┌────────

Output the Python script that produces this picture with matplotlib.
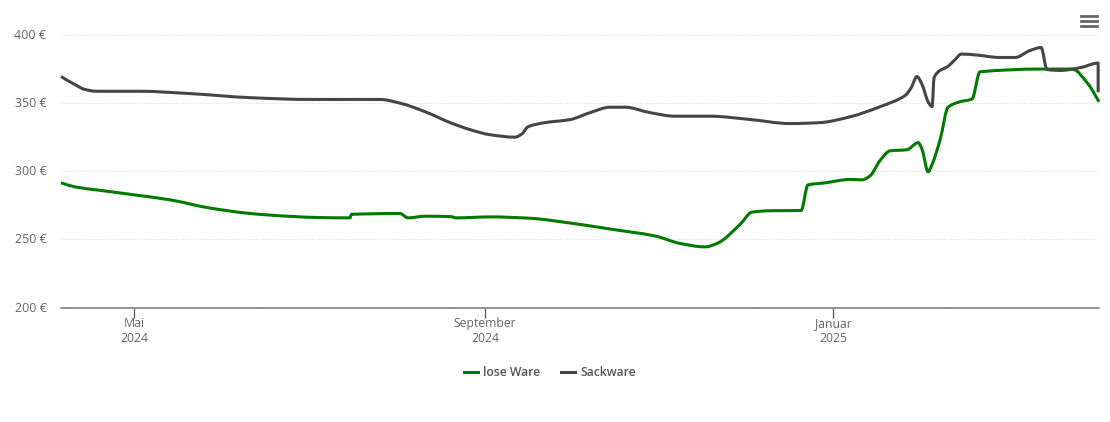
import matplotlib
matplotlib.use("Agg")
import matplotlib.pyplot as plt
import matplotlib.transforms as mtrans
from matplotlib.lines import Line2D
from matplotlib.patches import PathPatch
from matplotlib.path import Path

plt.rcParams["font.family"] = ["Open Sans", "DejaVu Sans"]

# days since 1 May 2024
lose_days = [-25.6, -20.7, -11.9, 0, 12.6, 26.6, 40.7, 54.7, 65.2, 75.7, 76.2, 93.2, 96, 102, 111.1, 112.9,
             124.8, 138.8, 152.8, 166.8, 182.6, 191.4, 200.1, 204.7, 212.4, 216.6, 222.9, 233.8, 236.2, 242.2,
             251, 255.2, 258, 261.5, 265, 270.9, 274.8, 276.2, 278.3, 279.7, 282.5, 285.3, 289.5, 293.7, 296.5,
             317.6, 328.8, 334.4, 338.2]
lose_price = [291.5, 288.5, 286, 282.7, 279, 273, 269, 266.9, 266, 265.8, 268.4, 269, 265.8, 267, 266.7, 265.8,
              266.5, 265.5, 262, 257.6, 252.5, 247, 244.5, 247.4, 261, 270, 271, 271.2, 290, 291.5,
              294, 293.7, 296.7, 308, 315, 315.8, 321, 316, 299.6, 305, 323, 347, 351, 353, 373,
              375, 375, 364, 351]

sack_days = [-25.6, -20.7, -17.2, -13, 2.1, 19.6, 40.7, 61.7, 86.2, 93.2, 102, 110.8, 117.8, 124.8, 133.5, 136,
             138.1, 144.1, 152.8, 159.8, 166.8, 172.1, 180.9, 189.6, 201.9, 215.9, 229.9, 240.4, 251, 261.5,
             270.2, 272.3, 274.4, 276.2, 278.3, 279.7, 280.4, 282.5, 285, 287.8, 289.9, 294.8, 303.5, 308.8,
             314, 317.9, 320, 324.6, 331.6, 337.9, 337.9]
sack_price = [369.5, 363.6, 360, 358.7, 358.7, 357, 354, 352.7, 352.7, 350, 343.7, 335.7, 330.5, 326.8, 325, 327.5,
              332.7, 335.7, 337.9, 343, 347, 347, 343, 340.4, 340.4, 338, 335, 335.7, 340, 347.4,
              355.5, 361, 369.5, 363.6, 351, 347.4, 368.7, 374, 376.6, 382, 386, 385.4, 383.5, 383.5,
              388.6, 390.8, 374.6, 374, 376, 379.4, 358]

y_ticks = [200, 250, 300, 350, 400]
x_ticks = [0, 123, 245]
x_labels = ["Mai\n2024", "September\n2024", "Januar\n2025"]

GREEN = "#007a00"
DARK = "#454545"


def spline_path(xs, ys):
    # bezier through the read points, flat at local peaks like the site's spline line
    n = len(xs)
    slopes = []
    for i in range(n):
        if i == 0:
            slopes.append((ys[1] - ys[0]) / (xs[1] - xs[0]))
            continue
        if i == n - 1:
            d = xs[i] - xs[i - 1]
            slopes.append((ys[i] - ys[i - 1]) / d if d > 0 else 0.0)
            continue
        d0 = xs[i] - xs[i - 1]
        d1 = xs[i + 1] - xs[i]
        if d0 <= 0 or d1 <= 0:
            slopes.append(0.0)
            continue
        s0 = (ys[i] - ys[i - 1]) / d0
        s1 = (ys[i + 1] - ys[i]) / d1
        if s0 * s1 <= 0:
            slopes.append(0.0)
        else:
            slopes.append(2 * s0 * s1 / (s0 + s1))
    verts = [(xs[0], ys[0])]
    codes = [Path.MOVETO]
    for i in range(n - 1):
        h = (xs[i + 1] - xs[i]) / 3
        verts += [(xs[i] + h, ys[i] + slopes[i] * h),
                  (xs[i + 1] - h, ys[i + 1] - slopes[i + 1] * h),
                  (xs[i + 1], ys[i + 1])]
        codes += [Path.CURVE4] * 3
    return Path(verts, codes)


W, H = 1110, 422
fig = plt.figure(figsize=(W / 100, H / 100), dpi=100)
ax = fig.add_axes([61 / W, (H - 307.5) / H, (1099 - 61) / W, (307.5 - 35) / H])

ax.add_patch(PathPatch(spline_path(lose_days, lose_price), fill=False, edgecolor=GREEN, lw=2.2,
                       joinstyle="round", clip_on=False, zorder=3))
ax.add_patch(PathPatch(spline_path(sack_days, sack_price), fill=False, edgecolor=DARK, lw=2.2,
                       joinstyle="round", clip_on=False, zorder=4))

ax.set_xlim(-25.6, 338.2)
ax.set_ylim(200, 400)
ax.set_yticks(y_ticks)
ax.set_yticklabels([f"{v} €" for v in y_ticks])
ax.set_xticks(x_ticks)
ax.set_xticklabels(x_labels, linespacing=1.2)
ax.tick_params(axis="y", length=0, pad=10.5, labelsize=9, labelcolor="#666666")
ax.tick_params(axis="x", length=7, width=0.9, color="#555555", pad=0, labelsize=8.8, labelcolor="#666666")
ax.grid(axis="y", color="#dddddd", lw=0.7, ls=(0, (1, 1.5)))
ax.set_axisbelow(True)
for s in ["top", "left", "right"]:
    ax.spines[s].set_visible(False)
ax.spines["bottom"].set_color("#777777")
ax.spines["bottom"].set_linewidth(1.1)

up_1px = mtrans.ScaledTranslation(0, 1 / 100, fig.dpi_scale_trans)
for lab in ax.get_yticklabels():
    lab.set_transform(lab.get_transform() + up_1px)

fig.legend(handles=[Line2D([], [], color=GREEN, lw=2.2, label="lose Ware"),
                    Line2D([], [], color=DARK, lw=2.2, label="Sackware")],
           loc="center", bbox_to_anchor=(550 / W, (H - 372.5) / H), ncol=2, frameon=False,
           handlelength=1.15, handletextpad=0.45, columnspacing=1.72,
           prop={"size": 8.7, "weight": "semibold"}, labelcolor="#555555")

# menu icon
for py in (16, 21, 26):
    fig.add_artist(Line2D([1080.5 / W, 1096.5 / W], [(H - py) / H] * 2, color="#666666", lw=2.0))

fig.savefig("out.png", dpi=100)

└────────

Make an exact copy of the data, leaving its pictures out.

Exercise result |
Output the Python script that produces this picture with matplotlib.
import matplotlib
matplotlib.use("Agg")
import matplotlib.pyplot as plt
import matplotlib.transforms as mtrans
from matplotlib.lines import Line2D
from matplotlib.patches import PathPatch
from matplotlib.path import Path

plt.rcParams["font.family"] = ["Open Sans", "DejaVu Sans"]

# days since 1 May 2024
lose_days = [-25.6, -20.7, -11.9, 0, 12.6, 26.6, 40.7, 54.7, 65.2, 75.7, 76.2, 93.2, 96, 102, 111.1, 112.9,
             124.8, 138.8, 152.8, 166.8, 182.6, 191.4, 200.1, 204.7, 212.4, 216.6, 222.9, 233.8, 236.2, 242.2,
             251, 255.2, 258, 261.5, 265, 270.9, 274.8, 276.2, 278.3, 279.7, 282.5, 285.3, 289.5, 293.7, 296.5,
             317.6, 328.8, 334.4, 338.2]
lose_price = [291.5, 288.5, 286, 282.7, 279, 273, 269, 266.9, 266, 265.8, 268.4, 269, 265.8, 267, 266.7, 265.8,
              266.5, 265.5, 262, 257.6, 252.5, 247, 244.5, 247.4, 261, 270, 271, 271.2, 290, 291.5,
              294, 293.7, 296.7, 308, 315, 315.8, 321, 316, 299.6, 305, 323, 347, 351, 353, 373,
              375, 375, 364, 351]

sack_days = [-25.6, -20.7, -17.2, -13, 2.1, 19.6, 40.7, 61.7, 86.2, 93.2, 102, 110.8, 117.8, 124.8, 133.5, 136,
             138.1, 144.1, 152.8, 159.8, 166.8, 172.1, 180.9, 189.6, 201.9, 215.9, 229.9, 240.4, 251, 261.5,
             270.2, 272.3, 274.4, 276.2, 278.3, 279.7, 280.4, 282.5, 285, 287.8, 289.9, 294.8, 303.5, 308.8,
             314, 317.9, 320, 324.6, 331.6, 337.9, 337.9]
sack_price = [369.5, 363.6, 360, 358.7, 358.7, 357, 354, 352.7, 352.7, 350, 343.7, 335.7, 330.5, 326.8, 325, 327.5,
              332.7, 335.7, 337.9, 343, 347, 347, 343, 340.4, 340.4, 338, 335, 335.7, 340, 347.4,
              355.5, 361, 369.5, 363.6, 351, 347.4, 368.7, 374, 376.6, 382, 386, 385.4, 383.5, 383.5,
              388.6, 390.8, 374.6, 374, 376, 379.4, 358]

y_ticks = [200, 250, 300, 350, 400]
x_ticks = [0, 123, 245]
x_labels = ["Mai\n2024", "September\n2024", "Januar\n2025"]

GREEN = "#007a00"
DARK = "#454545"


def spline_path(xs, ys):
    # bezier through the read points, flat at local peaks like the site's spline line
    n = len(xs)
    slopes = []
    for i in range(n):
        if i == 0:
            slopes.append((ys[1] - ys[0]) / (xs[1] - xs[0]))
            continue
        if i == n - 1:
            d = xs[i] - xs[i - 1]
            slopes.append((ys[i] - ys[i - 1]) / d if d > 0 else 0.0)
            continue
        d0 = xs[i] - xs[i - 1]
        d1 = xs[i + 1] - xs[i]
        if d0 <= 0 or d1 <= 0:
            slopes.append(0.0)
            continue
        s0 = (ys[i] - ys[i - 1]) / d0
        s1 = (ys[i + 1] - ys[i]) / d1
        if s0 * s1 <= 0:
            slopes.append(0.0)
        else:
            slopes.append(2 * s0 * s1 / (s0 + s1))
    verts = [(xs[0], ys[0])]
    codes = [Path.MOVETO]
    for i in range(n - 1):
        h = (xs[i + 1] - xs[i]) / 3
        verts += [(xs[i] + h, ys[i] + slopes[i] * h),
                  (xs[i + 1] - h, ys[i + 1] - slopes[i + 1] * h),
                  (xs[i + 1], ys[i + 1])]
        codes += [Path.CURVE4] * 3
    return Path(verts, codes)


W, H = 1110, 422
fig = plt.figure(figsize=(W / 100, H / 100), dpi=100)
ax = fig.add_axes([61 / W, (H - 307.5) / H, (1099 - 61) / W, (307.5 - 35) / H])

ax.add_patch(PathPatch(spline_path(lose_days, lose_price), fill=False, edgecolor=GREEN, lw=2.2,
                       joinstyle="round", clip_on=False, zorder=3))
ax.add_patch(PathPatch(spline_path(sack_days, sack_price), fill=False, edgecolor=DARK, lw=2.2,
                       joinstyle="round", clip_on=False, zorder=4))

ax.set_xlim(-25.6, 338.2)
ax.set_ylim(200, 400)
ax.set_yticks(y_ticks)
ax.set_yticklabels([f"{v} €" for v in y_ticks])
ax.set_xticks(x_ticks)
ax.set_xticklabels(x_labels, linespacing=1.2)
ax.tick_params(axis="y", length=0, pad=10.5, labelsize=9, labelcolor="#666666")
ax.tick_params(axis="x", length=7, width=0.9, color="#555555", pad=0, labelsize=8.8, labelcolor="#666666")
ax.grid(axis="y", color="#dddddd", lw=0.7, ls=(0, (1, 1.5)))
ax.set_axisbelow(True)
for s in ["top", "left", "right"]:
    ax.spines[s].set_visible(False)
ax.spines["bottom"].set_color("#777777")
ax.spines["bottom"].set_linewidth(1.1)

up_1px = mtrans.ScaledTranslation(0, 1 / 100, fig.dpi_scale_trans)
for lab in ax.get_yticklabels():
    lab.set_transform(lab.get_transform() + up_1px)

fig.legend(handles=[Line2D([], [], color=GREEN, lw=2.2, label="lose Ware"),
                    Line2D([], [], color=DARK, lw=2.2, label="Sackware")],
           loc="center", bbox_to_anchor=(550 / W, (H - 372.5) / H), ncol=2, frameon=False,
           handlelength=1.15, handletextpad=0.45, columnspacing=1.72,
           prop={"size": 8.7, "weight": "semibold"}, labelcolor="#555555")

# menu icon
for py in (16, 21, 26):
    fig.add_artist(Line2D([1080.5 / W, 1096.5 / W], [(H - py) / H] * 2, color="#666666", lw=2.0))

fig.savefig("out.png", dpi=100)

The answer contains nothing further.